##### Provided data

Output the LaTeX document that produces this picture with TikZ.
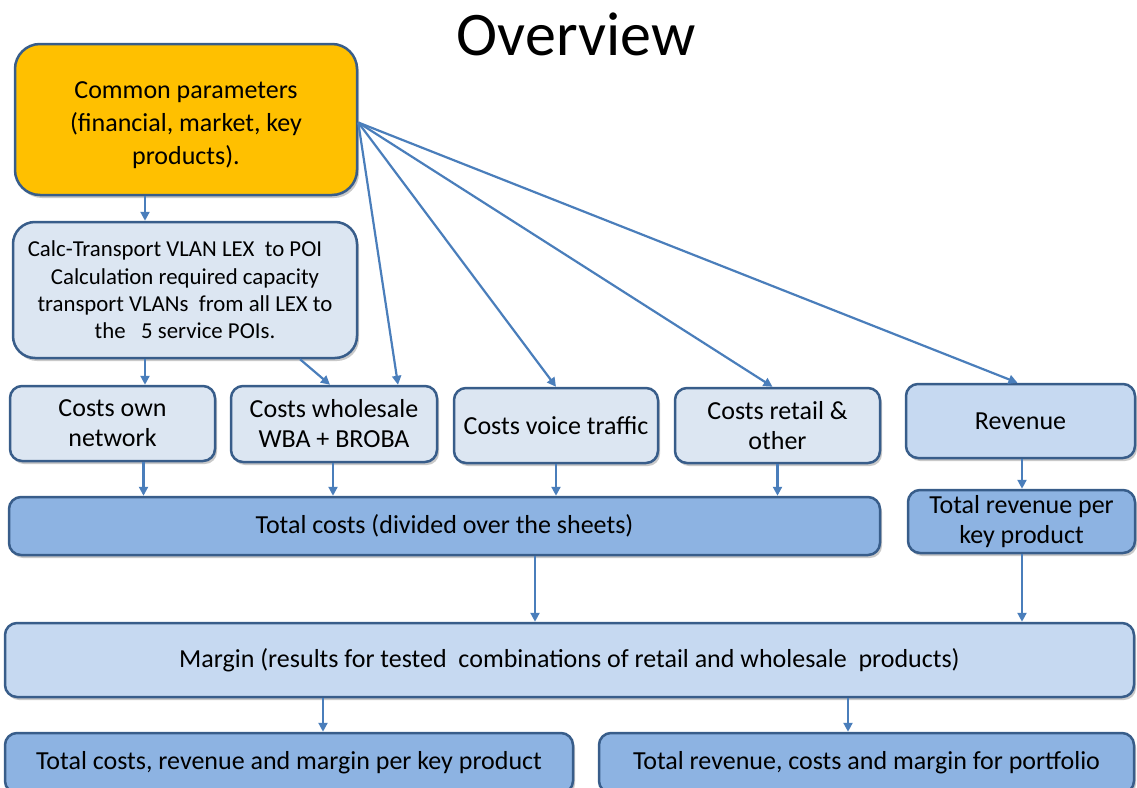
\documentclass[tikz,border=0pt]{standalone}
\usepackage{fontspec}
\setmainfont{Carlito}
\usetikzlibrary{arrows.meta,shadows}
\definecolor{amber}{HTML}{FFC000}
\definecolor{paleblue}{HTML}{DCE6F2}
\definecolor{midblue}{HTML}{C6D9F1}
\definecolor{deepblue}{HTML}{8DB3E2}
\definecolor{boxline}{HTML}{385D8A}
\definecolor{linkblue}{HTML}{4A7EBB}
\begin{document}
\begin{tikzpicture}[x=1pt,y=-1pt,
  box/.style={draw=boxline, line width=2.5pt, rounded corners=12pt, align=center,
    inner sep=0pt, text=black, font=\fontsize{26}{30}\selectfont,
    drop shadow={shadow xshift=2pt, shadow yshift=-3pt, opacity=0.3, fill=black!70}},
  link/.style={draw=linkblue, line width=2.2pt, -{Triangle[length=9pt,width=9pt]}}]
\useasboundingbox (0,0) rectangle (1137,787);
\clip (0,0) rectangle (1137,787);

% title
\node[font=\fontsize{62}{70}\selectfont, anchor=base] (title) at (576,55) {Overview};

% top level
\node[box, fill=amber, rounded corners=25pt, minimum width=342pt, minimum height=151pt,
  font=\fontsize{26}{33}\selectfont]
  (common) at (186,119.5) {\parbox{300pt}{\centering\vspace*{12pt}Common parameters\\(financial, market, key\\products).}};
\node[box, fill=paleblue, rounded corners=22pt, minimum width=344pt, minimum height=136pt,
  font=\fontsize{22.8}{27.3}\selectfont]
  (calc) at (185,290) {Calc-Transport VLAN LEX\ \ to POI\hspace*{20pt}\\Calculation required capacity\\transport VLANs\ \ from all LEX to\\the\ \ \ 5 service POIs.};

% cost and revenue sources
\node[box, fill=paleblue, minimum width=205pt, minimum height=75pt] (own) at (112.5,423.5) {Costs own\\network};
\node[box, fill=paleblue, minimum width=206pt, minimum height=76pt] (whole) at (334,424) {Costs wholesale\\WBA + BROBA};
\node[box, fill=paleblue, minimum width=204pt, minimum height=75pt] (voice) at (556,425.5) {Costs voice traffic};
\node[box, fill=paleblue, minimum width=205pt, minimum height=75pt] (retail) at (777.5,425.5) {Costs retail \&\\other};
\node[box, fill=midblue, minimum width=229pt, minimum height=74pt] (rev) at (1020.5,421) {Revenue};

% totals
\node[box, fill=deepblue, minimum width=871pt, minimum height=58pt] (totc) at (444.5,526) {Total costs (divided over the sheets)};
\node[box, fill=deepblue, minimum width=227pt, minimum height=63pt] (totr) at (1021.5,521.5) {Total revenue per\\key product};

% margin and results
\node[box, fill=midblue, minimum width=1129pt, minimum height=74pt] (margin) at (569.5,660)
  {Margin (results for tested\ \ combinations of retail and wholesale\ \ products)};
\node[box, fill=deepblue, minimum width=568pt, minimum height=60pt] (bl) at (289,763) {Total costs, revenue and margin per key product};
\node[box, fill=deepblue, minimum width=535pt, minimum height=60pt] (br) at (866.5,763) {Total revenue, costs and margin for portfolio};

% connectors
\draw[link] ([xshift=-41pt]common.south) -- ([xshift=-41pt]common.south |- calc.north);
\draw[link] ([xshift=-40pt]calc.south) -- ([xshift=-40pt]calc.south |- own.north);
\draw[link] ([xshift=115pt]calc.south) -- ([xshift=-4pt]whole.north);
\draw[link] ([yshift=-3pt]common.east) -- ([xshift=64pt]whole.north);
\draw[link] ([yshift=-3pt]common.east) -- (voice.north);
\draw[link] ([yshift=-3pt]common.east) -- ([xshift=-5pt]retail.north);
\draw[link] ([yshift=-3pt]common.east) -- ([xshift=-3pt]rev.north);

\draw[link] ([xshift=31pt]own.south) -- ([xshift=31pt]own.south |- totc.north);
\draw[link] ([xshift=-1pt]whole.south) -- ([xshift=-1pt]whole.south |- totc.north);
\draw[link] (voice.south) -- (voice.south |- totc.north);
\draw[link] (retail.south) -- (retail.south |- totc.north);
\draw[link] ([xshift=1.5pt]rev.south) -- ([xshift=1.5pt]rev.south |- totr.north);

\draw[link] ([xshift=90.5pt]totc.south) -- ([xshift=90.5pt]totc.south |- margin.north);
\draw[link] ([xshift=0.5pt]totr.south) -- ([xshift=0.5pt]totr.south |- margin.north);
\draw[link] ([xshift=34pt]bl.north |- margin.south) -- ([xshift=34pt]bl.north);
\draw[link] ([xshift=-18.5pt]br.north |- margin.south) -- ([xshift=-18.5pt]br.north);
\end{tikzpicture}
\end{document}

##########

- Written task: Write out again, exactly, the lines from the start of the listing up to the line containing "(calc) at (185,290)", with both ends and without pictures.

- Finished exercise:
Output the LaTeX document that produces this picture with TikZ.
\documentclass[tikz,border=0pt]{standalone}
\usepackage{fontspec}
\setmainfont{Carlito}
\usetikzlibrary{arrows.meta,shadows}
\definecolor{amber}{HTML}{FFC000}
\definecolor{paleblue}{HTML}{DCE6F2}
\definecolor{midblue}{HTML}{C6D9F1}
\definecolor{deepblue}{HTML}{8DB3E2}
\definecolor{boxline}{HTML}{385D8A}
\definecolor{linkblue}{HTML}{4A7EBB}
\begin{document}
\begin{tikzpicture}[x=1pt,y=-1pt,
  box/.style={draw=boxline, line width=2.5pt, rounded corners=12pt, align=center,
    inner sep=0pt, text=black, font=\fontsize{26}{30}\selectfont,
    drop shadow={shadow xshift=2pt, shadow yshift=-3pt, opacity=0.3, fill=black!70}},
  link/.style={draw=linkblue, line width=2.2pt, -{Triangle[length=9pt,width=9pt]}}]
\useasboundingbox (0,0) rectangle (1137,787);
\clip (0,0) rectangle (1137,787);

% title
\node[font=\fontsize{62}{70}\selectfont, anchor=base] (title) at (576,55) {Overview};

% top level
\node[box, fill=amber, rounded corners=25pt, minimum width=342pt, minimum height=151pt,
  font=\fontsize{26}{33}\selectfont]
  (common) at (186,119.5) {\parbox{300pt}{\centering\vspace*{12pt}Common parameters\\(financial, market, key\\products).}};
\node[box, fill=paleblue, rounded corners=22pt, minimum width=344pt, minimum height=136pt,
  font=\fontsize{22.8}{27.3}\selectfont]
  (calc) at (185,290) {Calc-Transport VLAN LEX\ \ to POI\hspace*{20pt}\\Calculation required capacity\\transport VLANs\ \ from all LEX to\\the\ \ \ 5 service POIs.};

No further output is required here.